C. Build Your First Dashboard

  • Click “Create Dashboard.”
  • Name it something clear (e.g., “Team Performance – Q2”).
  • Add widgets for each of your top metrics.
    • For each widget, pick the right data source (calls, deals, meetings).
    • Set the time frame—weekly or monthly views are usually best for spotting trends.
  • Save and pin the dashboard for easy access.

Pro tip: Don’t cram everything onto one screen. If you need to track individual rep activity, make a second dashboard just for that.


3. Dig Into Performance By Rep (and Call Out What Matters)

Tracking the team average is fine, but if you want to actually coach people, you need to see what individuals are doing.

  • In your dashboard, add a table or leaderboard showing each rep’s numbers for your top metrics.
  • Look for outliers: Is someone making twice as many calls but booking half as many meetings? That’s a coaching opportunity—or a sign they’re just going through the motions.
  • If you see a sudden drop in activity, don’t panic. Check if it’s a reporting glitch or if someone’s out sick.

Pro tip: Use filters to compare new hires vs. veterans. If ramp times are dragging, look at the data side-by-side.


4. Spot Trends, Not Just Snapshots

One of the biggest mistakes—especially if you’re under pressure from above—is fixating on yesterday’s numbers. Instead, use Quackdials’ trend lines:

  • Add line or bar charts for each key metric, broken out by week or month.
  • Watch for slow declines (or spikes) over time. If your connect rate drops for three weeks in a row, it’s time to ask why.
  • Overlay team activity with results. If calls went up but meetings booked didn’t, maybe your pitch needs work.

What doesn’t work: Staring at daily numbers. Sales is lumpy. Look for patterns, not day-to-day swings.


5. Set Up Alerts (But Don’t Over-Notify Yourself)

Quackdials lets you set up email or in-app alerts for certain thresholds (like if no meetings are booked in a week).

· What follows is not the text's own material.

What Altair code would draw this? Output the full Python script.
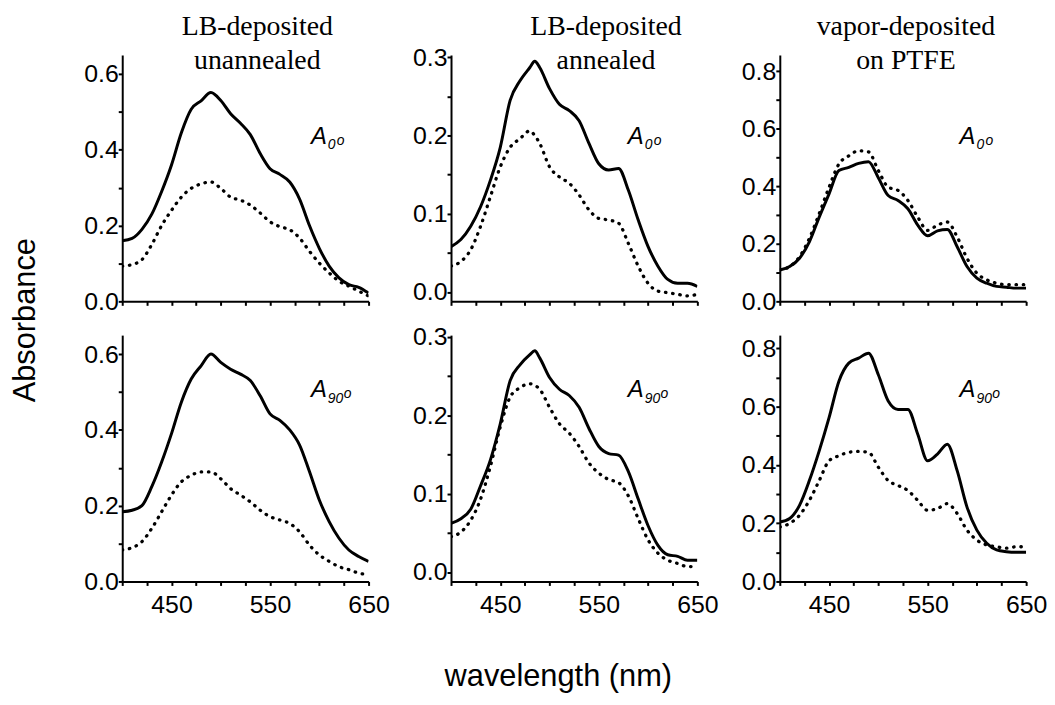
import altair as alt
import pandas as pd

# ---------------- data ----------------
WL = [400, 410, 420, 430, 440, 450, 460, 470, 480, 490, 500, 510, 520,
      530, 540, 550, 560, 570, 580, 590, 600, 610, 620, 630, 640, 650]
WL_B = [400, 410, 420, 430, 440, 450, 460, 470, 480, 485, 490, 500, 510, 520,
        530, 540, 550, 560, 570, 580, 590, 600, 610, 620, 630, 640, 650]

# LB-deposited, unannealed
p1_a0_solid = [0.160, 0.166, 0.190, 0.230, 0.290, 0.360, 0.445, 0.507, 0.529, 0.551,
               0.530, 0.495, 0.470, 0.440, 0.390, 0.350, 0.335, 0.315, 0.270, 0.200,
               0.140, 0.093, 0.062, 0.044, 0.037, 0.022]
p1_a0_dot = [0.093, 0.097, 0.110, 0.150, 0.200, 0.240, 0.275, 0.298, 0.310, 0.315,
             0.298, 0.275, 0.267, 0.254, 0.233, 0.210, 0.197, 0.189, 0.167, 0.132,
             0.101, 0.075, 0.053, 0.040, 0.027, 0.014]
p1_a90_solid = [0.184, 0.188, 0.200, 0.250, 0.315, 0.390, 0.473, 0.534, 0.569, 0.600,
                0.578, 0.560, 0.547, 0.530, 0.490, 0.442, 0.425, 0.400, 0.360, 0.290,
                0.215, 0.158, 0.114, 0.083, 0.066, 0.053]
p1_a90_dot = [0.083, 0.089, 0.105, 0.140, 0.184, 0.228, 0.263, 0.280, 0.289, 0.289,
              0.271, 0.245, 0.228, 0.210, 0.188, 0.171, 0.162, 0.153, 0.131, 0.096,
              0.070, 0.053, 0.039, 0.031, 0.022, 0.018]

# LB-deposited, annealed (uses WL_B)
p2_a0_solid = [0.058, 0.067, 0.084, 0.109, 0.143, 0.185, 0.245, 0.270, 0.287, 0.295,
               0.287, 0.260, 0.240, 0.232, 0.219, 0.190, 0.164, 0.156, 0.158, 0.130,
               0.092, 0.058, 0.033, 0.016, 0.011, 0.011, 0.007]
p2_a0_dot = [0.033, 0.039, 0.054, 0.084, 0.122, 0.160, 0.185, 0.196, 0.206, 0.200,
             0.190, 0.160, 0.147, 0.139, 0.124, 0.105, 0.094, 0.092, 0.088, 0.062,
             0.033, 0.011, 0.001, -0.001, -0.003, -0.005, -0.003]
p2_a90_solid = [0.062, 0.068, 0.080, 0.110, 0.143, 0.189, 0.244, 0.264, 0.277, 0.282,
                0.273, 0.248, 0.233, 0.225, 0.210, 0.183, 0.160, 0.151, 0.149, 0.128,
                0.093, 0.059, 0.034, 0.022, 0.020, 0.015, 0.015]
p2_a90_dot = [0.045, 0.051, 0.066, 0.093, 0.135, 0.185, 0.223, 0.235, 0.240, 0.238,
              0.233, 0.210, 0.189, 0.177, 0.160, 0.139, 0.126, 0.118, 0.114, 0.097,
              0.068, 0.041, 0.024, 0.015, 0.011, 0.007, 0.007]

# vapor-deposited on PTFE
p3_a0_solid = [0.109, 0.121, 0.150, 0.207, 0.293, 0.374, 0.455, 0.466, 0.480, 0.486,
               0.430, 0.368, 0.351, 0.322, 0.265, 0.228, 0.245, 0.250, 0.190, 0.121,
               0.081, 0.063, 0.052, 0.049, 0.046, 0.046]
p3_a0_dot = [0.109, 0.121, 0.155, 0.219, 0.305, 0.397, 0.478, 0.506, 0.524, 0.520,
             0.455, 0.397, 0.386, 0.351, 0.293, 0.247, 0.265, 0.276, 0.224, 0.150,
             0.098, 0.075, 0.063, 0.058, 0.058, 0.058]
p3_a90_solid = [0.204, 0.216, 0.261, 0.346, 0.448, 0.562, 0.687, 0.749, 0.766, 0.783,
                0.709, 0.619, 0.590, 0.590, 0.505, 0.414, 0.437, 0.471, 0.380, 0.255,
                0.176, 0.131, 0.108, 0.102, 0.100, 0.100]
p3_a90_dot = [0.187, 0.199, 0.227, 0.278, 0.346, 0.414, 0.431, 0.443, 0.446, 0.443,
              0.392, 0.346, 0.329, 0.312, 0.278, 0.244, 0.250, 0.267, 0.233, 0.176,
              0.142, 0.125, 0.119, 0.114, 0.119, 0.119]

TITLES = [("LB-deposited", "unannealed"), ("LB-deposited", "annealed"),
          ("vapor-deposited", "on PTFE")]
SUBS = ["0", "90"]
X_TICKS = [400, 425, 450, 475, 500, 525, 550, 575, 600, 625, 650]
X_LABELS = [450, 550, 650]

# ---------------- styling ----------------
W, H = 248, 248
SANS = "Liberation Sans"
SERIF = "Liberation Serif"
ONE = alt.Data(values=[{"k": 1}])


def txt(s, x, y, size, font=SANS, italic=False, align="left",
        baseline="alphabetic", angle=0):
    return alt.Chart(ONE).mark_text(
        text=s, font=font, fontSize=size, align=align, baseline=baseline,
        angle=angle, color="black",
        fontStyle="italic" if italic else "normal",
    ).encode(x=alt.value(x), y=alt.value(y))


def panel(wl, solid, dot, ydom, ystep, ylabel_step, bottom, col):
    n = int(round(ydom[1] / ystep))
    yvals = [round(i * ystep, 4) for i in range(0, n + 1)]
    lab_expr = (f"abs(datum.value/{ylabel_step} - round(datum.value/{ylabel_step})) < 0.01"
                " ? format(datum.value, '.1f') : ''")
    if bottom:
        xaxis = alt.Axis(values=X_TICKS, title=None, grid=False, labelOverlap=False,
                         labelFlush=False, labelPadding=7,
                         labelExpr="indexof([450,550,650], datum.value) >= 0 ? datum.value : ''")
    else:
        xaxis = alt.Axis(values=X_TICKS, title=None, grid=False, labels=False)
    yaxis = alt.Axis(values=yvals, title=None, grid=False, labelOverlap=False,
                     labelFlush=False, labelExpr=lab_expr, labelPadding=0)
    xs = alt.Scale(domain=[400, 650], nice=False, zero=False)
    ys = alt.Scale(domain=ydom, nice=False, zero=False)

    df_s = pd.DataFrame({"wl": wl, "v": solid})
    df_d = pd.DataFrame({"wl": wl, "v": dot})
    dotted = alt.Chart(df_d).mark_line(
        color="black", strokeWidth=3.3, strokeDash=[0.5, 6.8], strokeCap="round",
        interpolate="monotone", clip=True,
    ).encode(x=alt.X("wl:Q", scale=xs, axis=xaxis), y=alt.Y("v:Q", scale=ys, axis=yaxis))
    solid_l = alt.Chart(df_s).mark_line(
        color="black", strokeWidth=3, interpolate="monotone", clip=True,
    ).encode(x=alt.X("wl:Q", scale=xs, axis=xaxis), y=alt.Y("v:Q", scale=ys, axis=yaxis))

    ax = [190, 178, 181][col]
    layers = [dotted, solid_l]
    if bottom:
        sub = SUBS[1]
        base_a, base_s, base_o = 62, 68, 63
        o_dx = 33
    else:
        sub = SUBS[0]
        base_a, base_s, base_o = 90, 95, 91
        o_dx = 26
    layers += [
        txt("A", ax, base_a, 24, italic=True),
        txt(sub, ax + 17, base_s, 14, italic=True),
        txt("o", ax + o_dx, base_o, 14, italic=True),
    ]
    if not bottom:
        cx = [136, 156, 127][col]
        layers += [
            txt(TITLES[col][0], cx, -20, 28, font=SERIF, align="center"),
            txt(TITLES[col][1], cx, 14, 28, font=SERIF, align="center"),
        ]
        if col == 0:
            layers.append(txt("Absorbance", -97, 267, 31, align="center",
                              baseline="middle", angle=270))
    if bottom and col == 1:
        layers.append(txt("wavelength (nm)", 108, 353, 31, align="center"))
    return alt.layer(*layers).properties(width=W, height=H)


panels = [
    panel(WL, p1_a0_solid, p1_a0_dot, [0, 0.65], 0.1, 0.2, False, 0),
    panel(WL_B, p2_a0_solid, p2_a0_dot, [-0.012, 0.303], 0.05, 0.1, False, 1),
    panel(WL, p3_a0_solid, p3_a0_dot, [0, 0.857], 0.1, 0.2, False, 2),
    panel(WL, p1_a90_solid, p1_a90_dot, [0, 0.65], 0.1, 0.2, True, 0),
    panel(WL_B, p2_a90_solid, p2_a90_dot, [-0.012, 0.302], 0.05, 0.1, True, 1),
    panel(WL, p3_a90_solid, p3_a90_dot, [0, 0.845], 0.1, 0.2, True, 2),
]

chart = alt.concat(
    *panels, columns=3, bounds="flush",
    spacing=alt.RowColnumber(row=34, column=83),
).properties(
    background="white",
    padding={"left": 2, "top": 3, "right": 0, "bottom": 2},
).configure_view(
    stroke=None
).configure_axis(
    domainColor="black", domainWidth=2, tickColor="black", tickWidth=2,
    tickSize=4, labelColor="black", labelFont=SANS, labelFontSize=25,
)

chart.save("out.html", embed_options={"renderer": "svg", "actions": False})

  • Use alerts sparingly—otherwise, you’ll start ignoring them.
  • Good alert: “No meetings scheduled in 7 days.”
  • Bad alert: “Every time someone makes a call.” That’s just noise.
  • If you manage a big team, set up alerts by group or region.

Pro tip: Schedule a quick Monday review, using alerts as a starting point—not the whole story.


6. Share Dashboards With the Team (or Keep Some Private)

Transparency can be great, but blasting everyone with every metric can backfire.

  • Share the main performance dashboard with the team. It keeps everyone honest and focused.
  • Keep coaching dashboards (with more detailed or sensitive data) private or limited to managers.
  • If you’re using dashboards in team meetings, stick to a few screens—nobody wants a 20-slide data parade.

7. Avoid Common Pitfalls

  • Chasing the wrong numbers: If your team is “winning” on activity but losing on results, rethink what you’re tracking.
  • Analysis paralysis: Don’t let dashboards become a substitute for talking to your team. If something looks off, ask questions.
  • Ignoring context: A dip in calls might be fine if reps are closing bigger deals, or if it’s the holiday season.
  • Poor data hygiene: Review data entry habits every month. If numbers look too good (or bad) to be true, they probably are.

8. Review, Adjust, Repeat

Dashboards aren’t meant to be set-and-forget. Every few months:

  • Ask yourself: Are these metrics helping me coach and run the team, or just filling up space?
  • Drop any widget nobody looks at.
  • Add new metrics only if they’ll change how you manage.

Pro tip: Get feedback from your team. If they’re ignoring the dashboards, find out why—maybe the numbers don’t match their reality.


Keep It Simple and Iterate

The best sales dashboards are the ones you actually use. Start with the basics, focus on what drives sales, and don’t drown yourself (or your team) in charts that don’t matter. If you find yourself spending more time tweaking the dashboard than coaching your reps, it’s time to trim the fat. Set clear goals, keep your data clean, and revisit what you’re tracking every quarter. That’s how you turn analytics into actual results.